Why wasn't I high-fiving him and throwing those bad boys in the cart?  Where was this trepidation coming from?  Why was I thinking of ANYTHING to distract Connor and instead swap out the purple binder for a blue (or green) binder?

I was paralyzed.  Frozen with fear because my beautiful, self-confident, brilliant and charming boy was choosing purple school supplies.  Here was this amazing child I have put blood, sweat, tears, laughter, hugs, prayers and songs into for ten years showing me (ME!  The parent!) and laying bare a shortcoming and ignorance of my own that I had not been aware of until this very moment.

Connor felt and saw my hesitation.  He asked me, "Mama?  Are these okay?".  The initial spark of excitement in his eyes faded into hesitation and his face was instead marked with a desire for approval. A desire his mom to tell him that it was okay.  

People say that when you are on death's door, your life flashes before your eyes--you see all the decisions you made, the people you love.  I definitely wasn't dying in Office Depot.  Instead, my eyes and heart were opened wider than I ever imagined.  I remembered applauding Connor for choosing to wear a full suit and tie for his Mother's Day Tea in first grade.  Clapping and taking pictures of him as a two year-old at soccer rolling around on the ball as the other kids lined up and ran through drills.  Thanking God every night that Connor is secure in himself enough to tow the moral line, even if it means alienating himself from his peers.

Connor then asked such an honest question that my heart broke as disappointment flooded my being...he said, "Mom--you don't believe in a gender color bias, right?".  Suddenly, my mind was clear.  Of course I don't believe in "gender color bias".  As a matter of fact, I rarely wear pink (or purple for that matter).  I don't cut Bee's hair and I'll admit--more than once, a stranger has commented on my "beautiful daughter" to which I say thank you and move on (I change the kid's diapers, I know he's a boy!).

I realized that my fear was that Connor would be ostracized and made fun of by his fellow classmates.  My hesitation didn't come from a fear that my son was choosing a damn purple binder, it came from the simple fact that I want to protect him from anything or anyone that could cause him pain or break his soul.  I also realized that Connor was completely OKAY with what he had chosen.  So, who was the real bully?  The peers that have yet to show their mean streak or ignorance?  Or the mom who is so afraid of being different?

My mind cleared.  I took the binder and notebooks from Connor and admired them.  I made sure that he was okay with what he had chosen.  And then, we checked out.  Just like that.  Connor happily helped bag his loot and load it into the car.  As we drove home, I tiled the rearview mirror to look at him.  I saw a boy that is growing into the most amazing young man.  Pride and love washed through my soul.  Connor is Connor--and always will be.  He marches to his own drum, stands strong in his choices and beliefs.  As a parent, I can't ask for anything more to find pride in.

As a pre-school teacher of Connor's once said, "To know Connor is to love Connor".  I couldn't say it better myself.  

   

4 comments:

Unknown said...

Connor is amazing. "Gender color bias".... of course he said that!
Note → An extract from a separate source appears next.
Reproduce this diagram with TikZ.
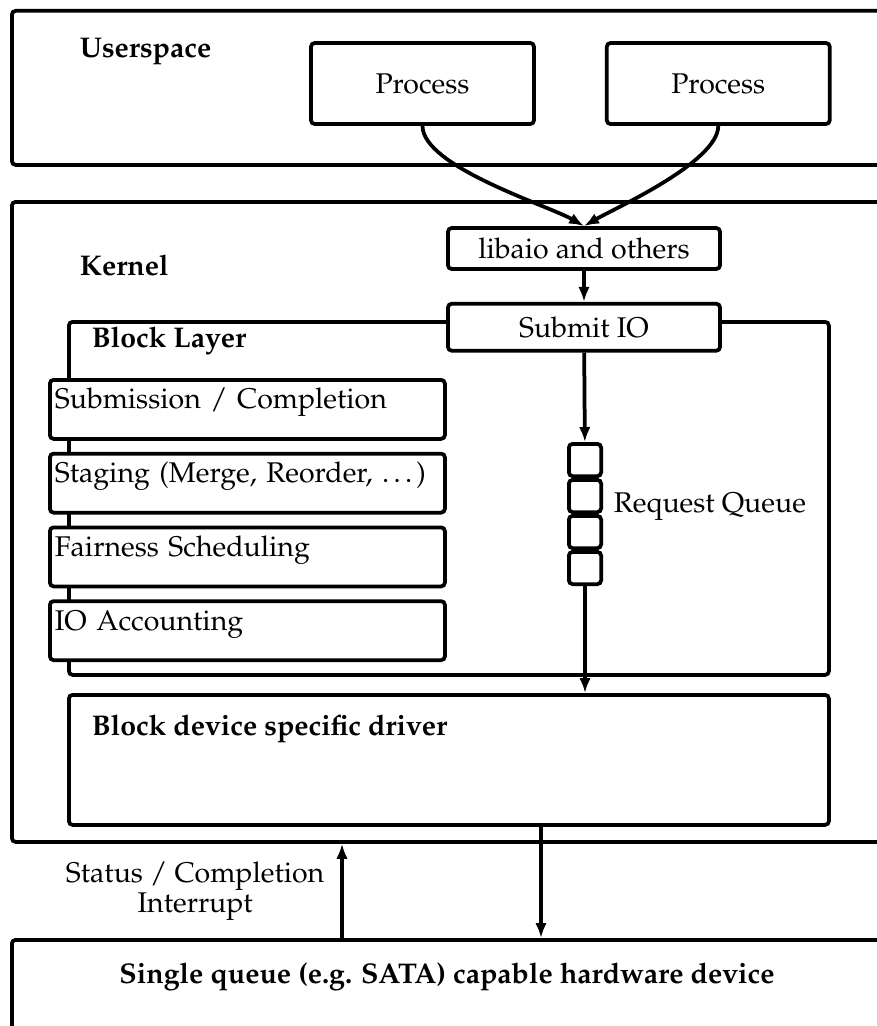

Who else but Connor? He's an old soul and a STRONG soul! No reason on earth he shouldn't have purple school supplies if he wants. Everyone else has the boring black comp books. (Besides that, purple looks fantastic with his complexion and hair color!) You're just the Mom he needs <3 He's an awesome young man, you're doing a great job.
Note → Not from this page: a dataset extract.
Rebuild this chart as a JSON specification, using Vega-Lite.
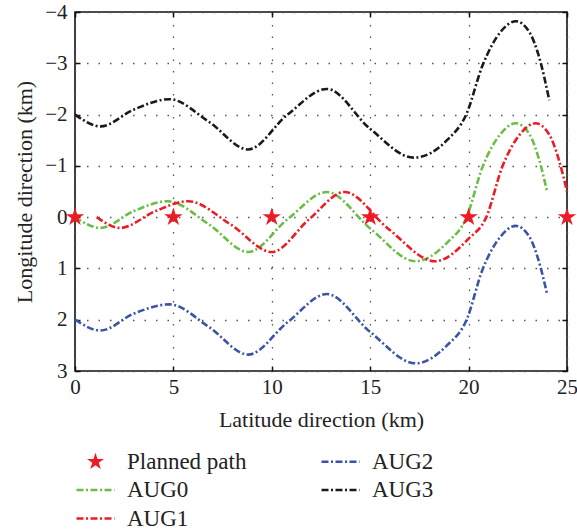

Michelle (Vice) Moseley said...


When I read "Gender color bias" I was gasped, OUT LOUD!! I have never even met your son, but I know in the stories you share that he is such a special and gifted person. I think he will end up doing something important in this world, just a feeling I have. I do have to say though that my nephew (starting high school this week) has been wearing purple for a few years. His bedroom is purple, EVERYTHING is purple. When we were younger words would have flown if guys wore pink or purple, but they are really deemed acceptable now to boys. In fact, boys that wear/have pink and purple things are considered to be the "cool/popular" kids. I would be more concerned about the girls that will be chasing after him. You are a really good mama for wanting to and protecting your boy. I cant believe how much times have changed since we were in school (can you believe its going on 15 years already?!!!)

Christina said...
This comment has been removed by the author.
Christina said...

I was sobbing by the end. Oh man I love that boy and his Mama.